KOLKATA, India — As Pope Francis prepares to declare Mother Teresa a saint just two decades after her death, people touched by her life in the eastern Indian city where she lived and worked for close to 50 years are filled with pride.

Born Agnes Gonxha Bojaxhiu in Skopje, in what is now Macedonia, Mother Teresa joined the Loreto order of Roman Catholic nuns in 1928. She was traveling from the city then called Calcutta to Darjeeling in 1946 when she decided to start the Missionaries of Charity order. Since its establishment in 1950, the order has set up hundreds of shelters that care for some of the world’s neediest, people she described as “the poorest of the poor.”

Her work, which began in Kolkata’s festering slums and spread across the world, won Mother Teresa a Nobel Peace Prize in 1979.

It also won her immense love in her adopted home. When she died on September 5, 1997, at age 87, hundreds of thousands of local people poured out into the streets to bid farewell.

The tiny, stooped nun had her critics. They said she romanticized poverty, and they questioned the quality of care in her homes and clinics, among other accusations.

But on the eve of her canonization, one of the highest honors that the Vatican can bestow, the prevailing feeling among those in Kolkata who knew her is joy.


Gautam Lewis, a polio victim abandoned by his parents as a child and rescued by Mother Teresa, has long believed in the nun’s sainthood, though it won’t become official until Sunday.

“She used to consider all of us as her children. She was our angel guardian,” said Lewis, who has a pronounced limp and walks with a crutch.

At 7, Lewis was adopted from an orphanage run by the Missionaries of Charity and moved first to New Zealand and later England. Lewis, 39, now runs a flying school for people with disabilities in the United Kingdom.

But the nun remains the most important influence on his life.

“Mother gave me a destiny to have a different life.”

For him Mother Teresa’s canonization is “just a formality. To most of us, most people in Kolkata, Mother is already a saint.”


Born to an old and wealthy family, artist Sunita Kumar grew up in a Kolkata far removed from the squalor of the slums where Mother Teresa worked. Yet over three decades of volunteer work with the order, she became a close confidante of the nun and later a spokeswoman for the order. She was one of the witnesses interviewed by the Vatican ahead of Mother Teresa’s beatification in 2003.

“Mother was my role model. I traveled along with Mother quite a bit and learned how simply one can live. The amount of work she used to do herself for the poor, the love and care she gave them, was amazing.”
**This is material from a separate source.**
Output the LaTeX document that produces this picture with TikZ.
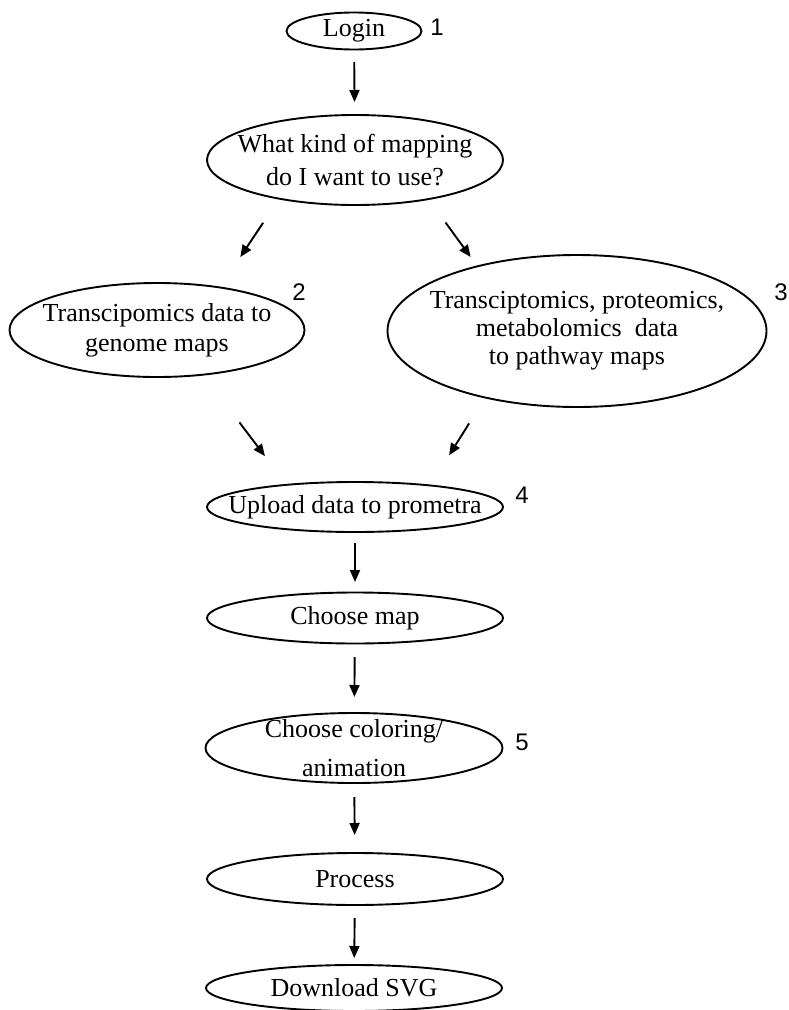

In the final years of Mother Teresa’s life, Kumar painted several portraits of the diminutive nun.

Kumar said she is “very happy and delighted” that the nun who inspired her will be declared a saint.


In 1988, Swapan Pal found shelter in a home where nuns of the Missionaries of Charity cared for people like him who suffered from leprosy and were shunned by their families and communities.

That moment saved his life. He was cured and eventually met his wife at the shelter. Both now work at a rehabilitation center that is part of the home.

“After being diagnosed as a leprosy patient, I became totally depressed and thought my world had come to an end. But the love and care here has given me a new life,” the 50-year-old said.

“Mother was a living god to us. We are very, very happy and glad that the Mother would now be known as a saint all over the world.”


Seikh Nurul Hasan runs a shop selling souvenirs and memorabilia of Mother Teresa and the Missionaries of Charity near the Mother House, the main office of the Roman Catholic order.

“Mother was a really a great person who worked, cared and loved our people, particularly the poor, irrespective of religion or caste.”

The 59-year-old Muslim shop owner remembers a time when a minivan carrying several nuns hit some pedestrians outside his shop.

He said that although no one was seriously hurt, some enraged local people were about to attack the van. Hearing the noise, Mother Teresa came out and “as she moved towards the vehicle, the people who were about to attack the van came under sort of a spell, became absolutely quiet and went away.”

“Everyone in this locality is happy with sainthood being conferred on the Mother,” he said.


Freelance photographer Sunil Kumar Dutt began covering Mother Teresa’s work in Kolkata in 1965 and has one of the largest collections of photographs of the nun.

“From the day I first met her, Mother always appeared to me a living saint in action,” the 80-year-old said. “My association with Mother Teresa has impacted my life in a very big way. Whenever I think of her I feel a profound peace in the very core of my heart.”

Dutt added, “Though I know granting sainthood is a formality, I feel Mother does not require any authentication from anywhere.”